ROME: Nations fighting the Islamic State discussed Tuesday how to prevent the extremist group from gaining a stranglehold in resource-rich Libya, though no one appeared resolved just yet to launch a second military intervention in the North African country this decade.
Speaking at a 23-nation conference in Rome, U.S. Secretary of State John Kerry said the last thing anyone wants “is a false caliphate with access to billions of dollars in oil revenue.” He said the U.S. and its European and Arab partners should increase security training and help Libya’s military “not just to clear territory, but to create a safe environment for the government to stand up and operate.”
More than four years after a U.S.-led military effort helped topple dictator Moammar Gadhafi, Libya is mired in chaos. Since 2014, it has been split between two rival authorities. A new unity government still doesn’t have parliamentary approval.
Amid the chaos, an Islamic State affiliate has carved out territory in the center of the country and fighters, wearied by coalition air strikes in Iraq and Syria, are flocking to the new front.

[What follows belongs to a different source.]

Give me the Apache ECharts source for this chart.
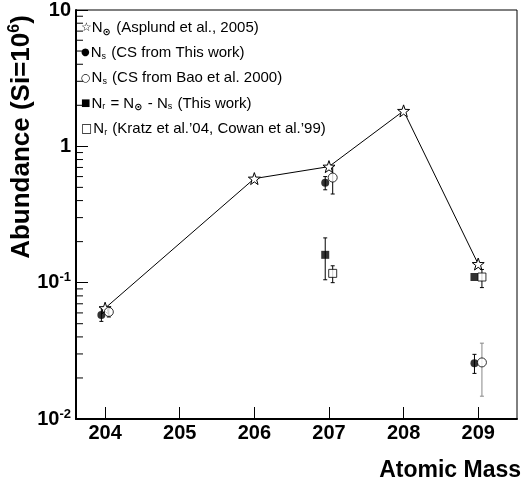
<!DOCTYPE html>
<html><head><meta charset="utf-8">
<script src="https://cdn.jsdelivr.net/npm/echarts@6/dist/echarts.min.js"></script>
<style>html,body{margin:0;padding:0;background:#fff}#c{width:529px;height:488px}</style>
</head><body><div id="c"></div>
<script>
// ---- data ----
var massTicks = [204, 205, 206, 207, 208, 209];
var solarMass = [204, 206, 207, 208, 209];
var solarAbund = [0.065, 0.58, 0.71, 1.82, 0.137];

var nsThisMass = [204, 207, 209];
var nsThisVal = [0.058, 0.54, 0.0256];
var nsThisLo = [0.052, 0.48, 0.0216];
var nsThisHi = [0.066, 0.60, 0.0298];

var nsBaoMass = [204, 207, 209];
var nsBaoVal = [0.061, 0.59, 0.026];
var nsBaoLo = [0.056, 0.447, 0.0147];
var nsBaoHi = [0.066, 0.72, 0.036];

var nrThisMass = [207, 209];
var nrThisVal = [0.160, 0.110];
var nrThisLo = [0.105, 0.110];
var nrThisHi = [0.213, 0.110];

var nrKratzMass = [207, 209];
var nrKratzVal = [0.117, 0.110];
var nrKratzLo = [0.100, 0.092];
var nrKratzHi = [0.133, 0.125];

var legendLines = [
  '{m1|☆}N{sun|⊙} (Asplund et al., 2005)',
  '{m2|●}N{sb|s} (CS from This work)',
  '{m3|○}N{sb|s} (CS from Bao et al. 2000)',
  '{m4|■}N{sb|r} = N{sun|⊙} - N{sb|s} (This work)',
  '{m5|□}N{sb|r} (Kratz et al.\u201904, Cowan et al.\u201999)'
];
var yTitle = 'Abundance (Si=10{s|6})';
var xTitle = 'Atomic Mass';

// ---- helpers ----
var SHIFT = 0.05;
function pts(m, v, dx) { return m.map(function (x, i) { return [x + dx, v[i]]; }); }
function errs(m, lo, hi, dx) { return m.map(function (x, i) { return [x + dx, lo[i], hi[i]]; }); }
var minorVals = [];
[0.01, 0.1, 1].forEach(function (d) { for (var k = 2; k <= 9; k++) minorVals.push([203.61, +(d * k).toPrecision(3)]); });

var STAR = 'path://M0,-10 L2.35,-3.24 L9.51,-3.09 L3.8,1.24 L5.88,8.09 L0,4 L-5.88,8.09 L-3.8,1.24 L-9.51,-3.09 L-2.35,-3.24 Z';

function errSeries(data, colors) {
  return {
    type: 'custom', data: data, encode: { x: 0, y: [1, 2] }, z: 3, silent: true,
    renderItem: function (params, api) {
      var p1 = api.coord([api.value(0), api.value(1)]);
      var p2 = api.coord([api.value(0), api.value(2)]);
      if (Math.abs(p1[1] - p2[1]) < 1) return null;
      var st = { stroke: colors[params.dataIndex], lineWidth: 1 };
      return { type: 'group', children: [
        { type: 'line', shape: { x1: p1[0], y1: p1[1], x2: p2[0], y2: p2[1] }, style: st },
        { type: 'line', shape: { x1: p1[0] - 2, y1: p1[1], x2: p1[0] + 2, y2: p1[1] }, style: st },
        { type: 'line', shape: { x1: p2[0] - 2, y1: p2[1], x2: p2[0] + 2, y2: p2[1] }, style: st }
      ]};
    }
  };
}

var chart = echarts.init(document.getElementById('c'), null, { renderer: 'canvas' });
var FONT = '"Liberation Sans", Arial, sans-serif';

var legendGraphics = legendLines.map(function (t, i) {
  return {
    type: 'text', left: 81, top: 20 + i * 25.3, z: 10,
    style: {
      text: t, font: '15px ' + FONT, fill: '#000',
      rich: {
        m1: { fontSize: 12, fontFamily: 'DejaVu Sans' },
        m2: { fontSize: 10, fontFamily: 'DejaVu Sans', padding: [0, 1, 0, 2] },
        m3: { fontSize: 11, fontFamily: 'DejaVu Sans', padding: [0, 1, 0, 1] },
        m4: { fontSize: 10, fontFamily: 'DejaVu Sans', padding: [0, 1, 0, 1] },
        m5: { fontSize: 12, fontFamily: 'DejaVu Sans', padding: [0, 1, 0, 0] },
        sun: { fontSize: 10, fontFamily: 'DejaVu Sans', fontWeight: 'bold', padding: [9, 1, 0, 0] },
        sb: { fontSize: 9, fontFamily: FONT, padding: [7, 1, 0, 0] }
      }
    }
  };
});

chart.setOption({
  animation: false,
  grid: { left: 76, right: 12, top: 8, bottom: 69, show: true, borderColor: '#000', borderWidth: 1, containLabel: false },
  xAxis: {
    type: 'value', min: 203.61, max: 209.52,
    axisLine: { lineStyle: { color: '#000', width: 2 } },
    axisTick: { inside: true, length: 12, lineStyle: { color: '#000', width: 1 }, customValues: massTicks },
    axisLabel: { customValues: massTicks, color: '#000', fontWeight: 'bold', fontSize: 20, fontFamily: FONT, margin: 4 },
    splitLine: { show: false }
  },
  yAxis: {
    type: 'log', logBase: 10, min: 0.01, max: 10, interval: 1,
    axisLine: { lineStyle: { color: '#000', width: 2 } },
    axisTick: { inside: true, length: 12, lineStyle: { color: '#000', width: 1 } },
    splitLine: { show: false },
    axisLabel: {
      showMinLabel: true, showMaxLabel: true, margin: 5,
      color: '#000', fontWeight: 'bold', fontSize: 20, fontFamily: FONT,
      formatter: function (v) {
        var e = Math.round(Math.log10(v));
        if (e === 1) return '10';
        if (e === 0) return '1';
        return '10{s|' + e + '}';
      },
      rich: { s: { fontSize: 13, fontWeight: 'bold', fontFamily: FONT, padding: [0, 0, 10, 0] } }
    }
  },
  graphic: legendGraphics.concat([
    { type: 'text', x: 22, y: 137, rotation: Math.PI / 2, z: 10,
      style: { text: yTitle, font: 'bold 26px ' + FONT, fill: '#000', align: 'center', verticalAlign: 'middle',
        rich: { s: { fontSize: 16, fontWeight: 'bold', fontFamily: FONT, padding: [0, 0, 14, 0] } } } },
    { type: 'text', right: 8, top: 459, z: 10,
      style: { text: xTitle, font: 'bold 23px ' + FONT, fill: '#000' } }
  ]),
  series: [
    { // minor ticks on log axis
      type: 'custom', data: minorVals, silent: true, z: 2,
      renderItem: function (params, api) {
        var p = api.coord([api.value(0), api.value(1)]);
        var x0 = params.coordSys.x;
        return { type: 'line', shape: { x1: x0, y1: p[1], x2: x0 + 7, y2: p[1] }, style: { stroke: '#000', lineWidth: 1 } };
      }
    },
    {
      type: 'line', data: pts(solarMass, solarAbund, 0), symbol: STAR, symbolSize: 12,
      lineStyle: { color: '#000', width: 1 }, itemStyle: { color: '#fff', borderColor: '#000', borderWidth: 1 }, z: 5
    },
    errSeries(errs(nsThisMass, nsThisLo, nsThisHi, -SHIFT), ['#000', '#000', '#000']),
    errSeries(errs(nsBaoMass, nsBaoLo, nsBaoHi, SHIFT), ['#000', '#000', '#888']),
    errSeries(errs(nrThisMass, nrThisLo, nrThisHi, -SHIFT), ['#000', '#000']),
    errSeries(errs(nrKratzMass, nrKratzLo, nrKratzHi, SHIFT), ['#000', '#000']),
    { type: 'scatter', data: pts(nsThisMass, nsThisVal, -SHIFT), symbol: 'circle', symbolSize: 8, itemStyle: { color: '#000' }, z: 6 },
    { type: 'scatter', data: pts(nsBaoMass, nsBaoVal, SHIFT), symbol: 'circle', symbolSize: 9, itemStyle: { color: '#fff', borderColor: '#000', borderWidth: 1 }, z: 6 },
    { type: 'scatter', data: pts(nrThisMass, nrThisVal, -SHIFT), symbol: 'rect', symbolSize: 8, itemStyle: { color: '#000' }, z: 6 },
    { type: 'scatter', data: pts(nrKratzMass, nrKratzVal, SHIFT), symbol: 'rect', symbolSize: 8, itemStyle: { color: '#fff', borderColor: '#000', borderWidth: 1 }, z: 6 }
  ]
});
</script></body></html>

Last week, U.S. Defense Secretary Ash Carter warned that IS militants were trying to “consolidate their own footprint” in Libya by setting up training sites, drawing in foreign recruits and using the levers of economic power to raise money through taxes. The U.S. won’t allow the group to “sink roots” in Libya, he said, but provided no indication of any U.S. military campaign was imminent.
European countries, too, are weighing options.
Italy, whose southernmost territory is less than 300 miles from Libya, has indicated it would participate in a U.N.-authorized peacekeeping or stabilization mission. It has moved aircraft to a base in Sicily, but insists that any action first requires a stable Libyan government and other international assistance. The instability has led to hundreds of thousands of migrants using Libya-based smugglers to reach Italy.
“We cannot imagine spring passing with the situation in Libya still stalled,” Defense Minister Roberta Pinotti told Italy’s Corriere della Sera paper last week. Britain and France also are considering military possibilities, with similar caveats.
A senior U.S. official attending the talks stressed that “when we see a threat to the United States or external plotting, we will not hesitate to act upon that threat.” He cited a November airstrike that that killed Abu Nabil, a top Islamic State leader in Libya.
But any broader campaign would require talks with coalition partners and the Libyans, said the official, who briefed reporters on the discussions on condition he not be quoted by name. He said President Barack Obama convened a National Security Council meeting last week “focused on the Libya question.”